Sensing a shifting tide, talented bankers who fear a dimmer future at banks that have taken taxpayer money are migrating to brash boutique firms like Aladdin, which are intent on proving their critics wrong by chasing fast profits and growth in hopes of one day rising up as challengers to the old guard.

The New York Times canvassed more than a dozen new boutiques and found that several hundred bankers had been snapped up since the summer of 2007 after layoffs or being lured by smaller firms like Broadpoint, Pinetum Capital and BTIG — and bringing their accounts, trading flow and profits with them.

“We have the opportunity to step into the shoes of a Bear Stearns or a Lehman,” said Lee Fensterstock, the chief executive of Broadpoint, a Manhattan firm that has hired more than 240 people since fall 2007, when the financial crisis started taking root. “We would never have been able to do this five years ago, but now, it’s as if all of Wall Street got turned upside down, and they shook out all these people.”

Michael O’Hare, who used to run North American equity cash trading and sales at JPMorgan Chase, is building a new sales and trading operation at LaBranche Financial Services, an established firm that is starting a line of business that was traditionally done only within investment banks. “We are attracting people from Merrill, from JPMorgan, from Bear,” he said. “I’m not talking the second tier. We have the cream of the crop.”

One of the most prominent new banks, Moelis & Company, an advisory boutique that has offices in New York, Los Angeles and London, among other centers, was founded in 2007 by Ken Moelis, the former president of investment banking at UBS. Mr. Moelis has hired 100 bankers, including 17 from UBS, 9 from Bear Stearns, 3 from Morgan Stanley and 3 from Goldman Sachs.

These kinds of start-ups emerged in earlier cycles, and many remained small and inconspicuous.

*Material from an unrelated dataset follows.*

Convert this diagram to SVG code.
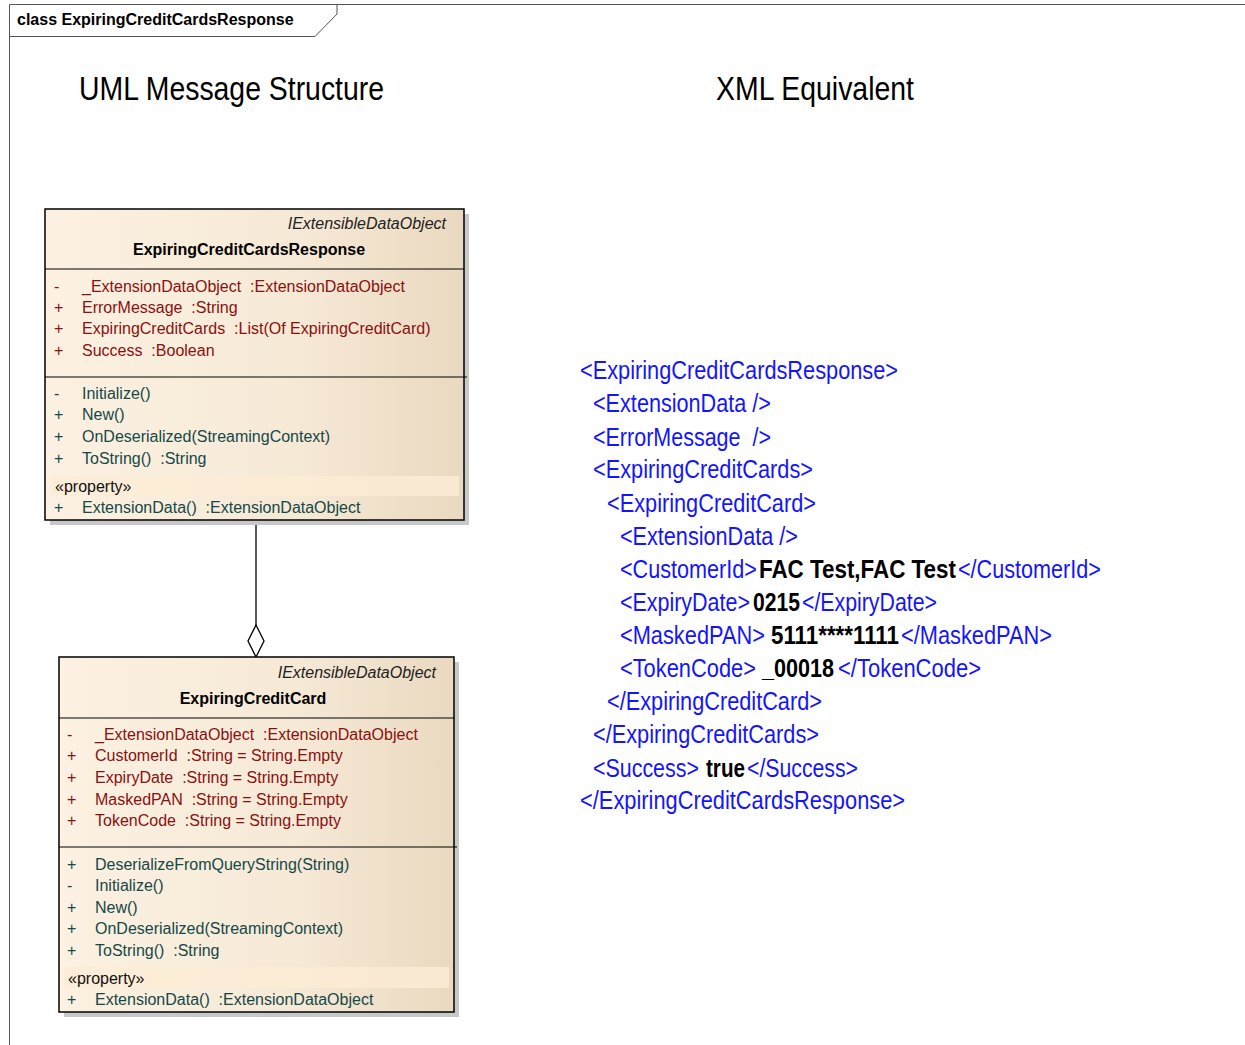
<svg xmlns="http://www.w3.org/2000/svg" width="1245" height="1045" viewBox="0 0 1245 1045">
  <defs>
    <linearGradient id="classFill" x1="0" y1="0" x2="1" y2="0">
      <stop offset="0" stop-color="#fcf1e2"/>
      <stop offset="0.6" stop-color="#f6e9d6"/>
      <stop offset="1" stop-color="#ead9c0"/>
    </linearGradient>
    <style>
      .frame { fill: none; stroke: #555; stroke-width: 1; }
      .box { fill: url(#classFill); stroke: #000; stroke-width: 1.5; }
      .shadow { fill: #c8c8c8; }
      .sep { stroke: #000; stroke-width: 1.2; }
      .band { fill: #fcecd6; opacity: 0.8; }
      .ui { font-family: "Liberation Sans", Arial, sans-serif; font-size: 16px; }
      .stereo { font-style: italic; fill: #222; }
      .cname { font-weight: bold; fill: #000; }
      .attr { fill: #8b1010; }
      .meth { fill: #154848; }
      .prop { fill: #111; }
      .title { font-family: "Liberation Sans", Arial, sans-serif; font-size: 33px; fill: #000; }
      .xml { font-family: "Liberation Sans", Arial, sans-serif; font-size: 25px; fill: #1414ff; }
      .val { fill: #000; font-weight: bold; }
      .conn { stroke: #000; stroke-width: 1.3; fill: none; }
    </style>
  </defs>

  <!-- diagram frame with name tab -->
  <g id="frame">
    <path class="frame" d="M9.5,1045 V4.5 H1245"/>
    <path class="frame" d="M9.5,36.5 H315 L337,14 V4.5"/>
    <text x="17" y="25" font-family="Liberation Sans, Arial, sans-serif" font-size="16" font-weight="bold">class ExpiringCreditCardsResponse</text>
  </g>

  <text class="title" x="79" y="100" textLength="305" lengthAdjust="spacingAndGlyphs">UML Message Structure</text>
  <text class="title" x="716" y="100" textLength="198" lengthAdjust="spacingAndGlyphs">XML Equivalent</text>

  <!-- aggregation between the two classes -->
  <g id="connectors">
    <line class="conn" x1="256" y1="520" x2="256" y2="625"/>
    <path d="M256,625 L264,641 L256,657 L248,641 Z" fill="#fff" stroke="#000" stroke-width="1.3"/>
  </g>

  <!-- class ExpiringCreditCardsResponse -->
  <g id="ExpiringCreditCardsResponse" class="ui">
    <rect class="shadow" x="50" y="214" width="419" height="311"/>
    <rect class="box" x="45" y="209" width="419" height="311"/>
    <text class="stereo" x="446" y="229" text-anchor="end">IExtensibleDataObject</text>
    <text class="cname" x="249" y="255" text-anchor="middle">ExpiringCreditCardsResponse</text>
    <line class="sep" x1="45" y1="269" x2="464" y2="269"/>
    <g class="attr">
      <text x="54" y="292">-</text><text x="82" y="292">_ExtensionDataObject&#160; :ExtensionDataObject</text>
      <text x="54" y="313">+</text><text x="82" y="313">ErrorMessage&#160; :String</text>
      <text x="54" y="334">+</text><text x="82" y="334">ExpiringCreditCards&#160; :List(Of ExpiringCreditCard)</text>
      <text x="54" y="356">+</text><text x="82" y="356">Success&#160; :Boolean</text>
    </g>
    <line class="sep" x1="45" y1="377" x2="467" y2="377"/>
    <g class="meth">
      <text x="54" y="399">-</text><text x="82" y="399">Initialize()</text>
      <text x="54" y="420">+</text><text x="82" y="420">New()</text>
      <text x="54" y="442">+</text><text x="82" y="442">OnDeserialized(StreamingContext)</text>
      <text x="54" y="464">+</text><text x="82" y="464">ToString()&#160; :String</text>
    </g>
    <rect class="band" x="50" y="476" width="409" height="20"/>
    <text class="prop" x="55" y="492">«property»</text>
    <g class="meth">
      <text x="54" y="513">+</text><text x="82" y="513">ExtensionData()&#160; :ExtensionDataObject</text>
    </g>
  </g>

  <!-- class ExpiringCreditCard -->
  <g id="ExpiringCreditCard" class="ui">
    <rect class="shadow" x="64" y="662" width="395" height="355"/>
    <rect class="box" x="59" y="657" width="395" height="355"/>
    <text class="stereo" x="436" y="678" text-anchor="end">IExtensibleDataObject</text>
    <text class="cname" x="253" y="704" text-anchor="middle">ExpiringCreditCard</text>
    <line class="sep" x1="59" y1="718" x2="454" y2="718"/>
    <g class="attr">
      <text x="67" y="740">-</text><text x="95" y="740">_ExtensionDataObject&#160; :ExtensionDataObject</text>
      <text x="67" y="761">+</text><text x="95" y="761">CustomerId&#160; :String = String.Empty</text>
      <text x="67" y="783">+</text><text x="95" y="783">ExpiryDate&#160; :String = String.Empty</text>
      <text x="67" y="805">+</text><text x="95" y="805">MaskedPAN&#160; :String = String.Empty</text>
      <text x="67" y="826">+</text><text x="95" y="826">TokenCode&#160; :String = String.Empty</text>
    </g>
    <line class="sep" x1="59" y1="847" x2="457" y2="847"/>
    <g class="meth">
      <text x="67" y="870">+</text><text x="95" y="870">DeserializeFromQueryString(String)</text>
      <text x="67" y="891">-</text><text x="95" y="891">Initialize()</text>
      <text x="67" y="913">+</text><text x="95" y="913">New()</text>
      <text x="67" y="934">+</text><text x="95" y="934">OnDeserialized(StreamingContext)</text>
      <text x="67" y="956">+</text><text x="95" y="956">ToString()&#160; :String</text>
    </g>
    <rect class="band" x="64" y="967" width="385" height="21"/>
    <text class="prop" x="68" y="984">«property»</text>
    <g class="meth">
      <text x="67" y="1005">+</text><text x="95" y="1005">ExtensionData()&#160; :ExtensionDataObject</text>
    </g>
  </g>

  <!-- XML rendering of the same message, horizontally condensed -->
  <g id="xml-sample" class="xml" transform="scale(0.87,1)">
    <text x="666.7" y="379" textLength="365.5" lengthAdjust="spacingAndGlyphs">&lt;ExpiringCreditCardsResponse&gt;</text>
    <text x="681.6" y="412" textLength="204.6" lengthAdjust="spacingAndGlyphs">&lt;ExtensionData /&gt;</text>
    <text x="681.6" y="446" textLength="204.6" lengthAdjust="spacingAndGlyphs">&lt;ErrorMessage&#160; /&gt;</text>
    <text x="681.6" y="478" textLength="252.9" lengthAdjust="spacingAndGlyphs">&lt;ExpiringCreditCards&gt;</text>
    <text x="697.7" y="512" textLength="240.2" lengthAdjust="spacingAndGlyphs">&lt;ExpiringCreditCard&gt;</text>
    <text x="712.6" y="545" textLength="204.6" lengthAdjust="spacingAndGlyphs">&lt;ExtensionData /&gt;</text>

    <text x="712.6" y="578" textLength="157.5" lengthAdjust="spacingAndGlyphs">&lt;CustomerId&gt;</text>
    <text class="val" x="872.4" y="578" textLength="226.4" lengthAdjust="spacingAndGlyphs">FAC Test,FAC Test</text>
    <text x="1101.1" y="578" textLength="164.4" lengthAdjust="spacingAndGlyphs">&lt;/CustomerId&gt;</text>

    <text x="712.6" y="611" textLength="149.4" lengthAdjust="spacingAndGlyphs">&lt;ExpiryDate&gt;</text>
    <text class="val" x="865.5" y="611" textLength="54" lengthAdjust="spacingAndGlyphs">0215</text>
    <text x="921.8" y="611" textLength="155.2" lengthAdjust="spacingAndGlyphs">&lt;/ExpiryDate&gt;</text>

    <text x="712.6" y="644" textLength="166.7" lengthAdjust="spacingAndGlyphs">&lt;MaskedPAN&gt;</text>
    <text class="val" x="886.2" y="644" textLength="147.1" lengthAdjust="spacingAndGlyphs">5111****1111</text>
    <text x="1035.6" y="644" textLength="173.6" lengthAdjust="spacingAndGlyphs">&lt;/MaskedPAN&gt;</text>

    <text x="712.6" y="677" textLength="156.3" lengthAdjust="spacingAndGlyphs">&lt;TokenCode&gt;</text>
    <text class="val" x="875.9" y="677" textLength="82.8" lengthAdjust="spacingAndGlyphs">_00018</text>
    <text x="963.2" y="677" textLength="164.4" lengthAdjust="spacingAndGlyphs">&lt;/TokenCode&gt;</text>

    <text x="697.7" y="710" textLength="247.1" lengthAdjust="spacingAndGlyphs">&lt;/ExpiringCreditCard&gt;</text>
    <text x="681.6" y="743" textLength="259.8" lengthAdjust="spacingAndGlyphs">&lt;/ExpiringCreditCards&gt;</text>

    <text x="681.6" y="777" textLength="121.8" lengthAdjust="spacingAndGlyphs">&lt;Success&gt;</text>
    <text class="val" x="811.5" y="777" textLength="44.8" lengthAdjust="spacingAndGlyphs">true</text>
    <text x="858.6" y="777" textLength="127.6" lengthAdjust="spacingAndGlyphs">&lt;/Success&gt;</text>

    <text x="666.7" y="809" textLength="373.6" lengthAdjust="spacingAndGlyphs">&lt;/ExpiringCreditCardsResponse&gt;</text>
  </g>
</svg>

But some evolved into scrappy rivals. In 2006, senior bankers from Goldman and Morgan Stanley formed Perella Weinberg, a top boutique. Roger C. Altman, a former Lehman banker, created Evercore, another top performer, a decade earlier.

Today’s upstarts aim to do the same by hiring away the industry’s talent and, in some cases, trying to replicate the entire investment banking model that was largely dismantled after Lehman Brothers fell last fall.

Still others are moving to foreign competitors. According to the banks and executive recruiters, hundreds of bankers have been jumping to Deutsche Bank and Credit Suisse, neither of which took a government bailout.

They see a rare chance to upgrade talent and standing on Wall Street — and globally — by luring top minds who would not have considered moving from a Goldman Sachs or a Morgan Stanley in flush times. Now that their rivals must accept compensation limits and other restrictions that come with the use of taxpayer support, the foreign banks are finding more eager takers.

Over all, head counts at the 12 biggest global investment banks were cut, on average, by about a fifth in 2008, according to data compiled by Oliver Wyman, a consultancy.

Financial services companies have announced more than 400,000 layoffs in the United States in the last two years, including 148,000 in the final quarter of 2008 alone, when the financial crisis hit a zenith, said Mark Zandi, chief economist at Moody’s Economy.com.

For the chiefs of Citigroup, JPMorgan Chase and other United States banks that have received government money, the implications are worrisome, even though plenty of their workers have stayed put for now.

Vikram S. Pandit of Citigroup and Jamie Dimon of JPMorgan, for example, say it will be harder to break away from taxpayer support if the workers most capable of steering their banks toward recovery walk away.

Of course, their new competitors have greater flexibility to attract talent with creative pay structures. With the public outcry over bonuses, some boutique firms are instead dangling hefty commission packages.

Banks paid out some $18 billion in bonuses last year, down 44 percent compared with a year earlier, and many workers viewed them as paltry payouts. Some lawmakers and members of the public expressed outrage that billions in bonuses were paid at all, and suggested that most traders and bankers were unlikely to find better jobs elsewhere, any time soon, making retention bonuses unnecessary.

Brian McGough, 36, considered himself a rebel when he left Morgan Stanley in early 2008 to help start an independent research shop, Research Edge, in New Haven, Conn. Morgan had just reported a devastating mortgage write-down, but Mr. McGough’s friends and mentors were trying to persuade him to stay, he said.

All that has changed. “I can’t tell you how many of my former colleagues whose names used to be up in the lights are calling me asking me for jobs,” he says.